The 3 toughest journeys in survival history

Every journey that comes as part of a survival situation can be tough, but for the majority of people who have to experience it, they usually make it out alive. Every now and then a story comes along like the tale of Aron Ralston who had a movie made about his experience called “127 Hours”. Even though he had to cut off his own arm to escape being trapped, it’s still a long way off from the extreme stories of impossible travels that were somehow survived by the people involved. Here are the 3 toughest journeys in survival history.

 

Hugh Glass

Crawled 200 miles in a state close to death

In 1823, an advert was sent out for people to join a fur trapping expedition on the upper Mississippi River, and Hugh Glass decided to answer the call.
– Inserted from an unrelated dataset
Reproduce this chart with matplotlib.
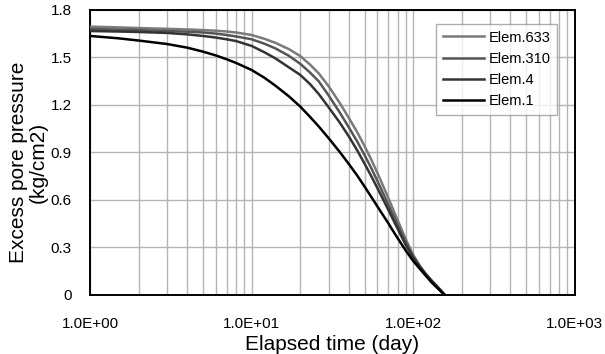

An experienced frontiersman and fur trader, Glass had previously been involved in an ambush by the Arikara tribe shortly before he was supposed to start the expedition and was apparently shot in the leg, though this didn’t stop him from reaching the meeting point of Fort Kiowa to wait for the rest of the party.

 

The 3 toughest journeys in survival history

 

It was going to be a few days before everyone was ready to leave, so Glass and a few others went on a hunting trip deep in the woods to gather meat for the journey. While sneaking through the trees, Glass came across a mother grizzly bear and startled her, causing her to charge and attack. After a very nasty fight, Glass managed to kill the bear with his knife but was in a state that caused the rest of the party to think he was already dead when they finally made it to him. They skinned the bear and draped the hide over Glass’s body before taking all his things and heading back. When Glass woke up, he found himself alone and with festering wounds and broken bones. He made a splint out of wood, reset his leg back into place, and was able to find some maggots to put into his wounds to eat the dead flesh and stop gangrene from setting in. He then proceeded to crawl and limp for almost 200 miles back to safety, where he met his very surprised party members.

 

Ernest Shackleton

Over 1000 miles in frozen waters and sliding down a mountain

On September 8, 1914, a ship called the Endurance left England and headed south towards Buenos Aires in Argentina to begin a crossing of the continent of Antarctica. The plan was to sail to the coast below Argentina, walk across the mainland, and get picked up by another ship on the opposite side. Due to bad weather and large amounts of sea ice, the voyage from Argentina to the Antarctic coastline was very slow, with increasingly larger ice sheets causing them to wait for days at a time until they could sail through. On 19 January 1915, the Endurance because frozen in the middle of a huge ice sheet and was forced to move along with its flow. On the 24th of the next month, Shackleton ordered the conversion of the ship into a winter station after realizing they were going to be trapped until the following spring.

 

(The Endurance stuck in the ice a few days before it went under)

 

In late October, the pressure on the hull caused it to split open, and Shackleton ordered it to be abandoned and a camp set up on the ice. The ship took over a month until it finally went beneath the waves, which gave them enough time to retrieve enough supplies, but they were now stranded without any means of transportation on a slowly melting ice sheet. After camping on the ice for just over 2 months, Shackleton realized they were within reach of Paulet Island and ordered his men into the small wooden lifeboats they had. After traveling over 300 miles and getting blown off course during the voyage, they ended up on another speck of land called Elephant Island. Shackleton took the five strongest men and the best lifeboat and decided their best chance of survival was to make it to the south Georgia whaling stations 720 miles away, which could send a boat back to Elephant Island for the rest of his men. They made the journey but landed on the wrong side of the island to the whaling station in a boat too badly damaged to use. They had to walk the 36-mile trip across impossible terrain, during which they were forced to slide down the side of a mountain to avoid freezing to death in a blizzard. They made it to the whaling station and a ship eventually found his men, every single one of which was still alive.

 

Sławomir Rawicz

4000-mile walk through hostile terrain

Rawicz was an officer in the Polish army during the Second World War, and shortly after the joint German and Soviet invasion of Poland, he found himself in a Russian Gulag, a type of prison camp where the inmates were often worked to death. In April 1941, Rawicz realized he was going to die if he stayed there, so he came up with a plan to escape and was joined by six others. The Gulag was located in Siberia and there was no way he’d make it through Soviet territory back to Poland, so they decided to head south and try to reach India, where there was a strong British presence.

 

(Sławomir Rawicz – 1915 – 2004)

 

The group of seven was later joined by another Polish woman, and they headed south through the frozen lands of Siberia and across the Gobi Desert. During the crossing two of the group died but Rawicz didn’t mention how in the book he later wrote about the experience. After the desert crossing, they came to the Himalayas, the crossing took over a month and another two members of the group died. The remaining four eventually made it to India where they received help from the British presence there and all went their separate ways. Rawicz made it back to Poland and rejoined the army, later writing the book about his journey called “the long walk”.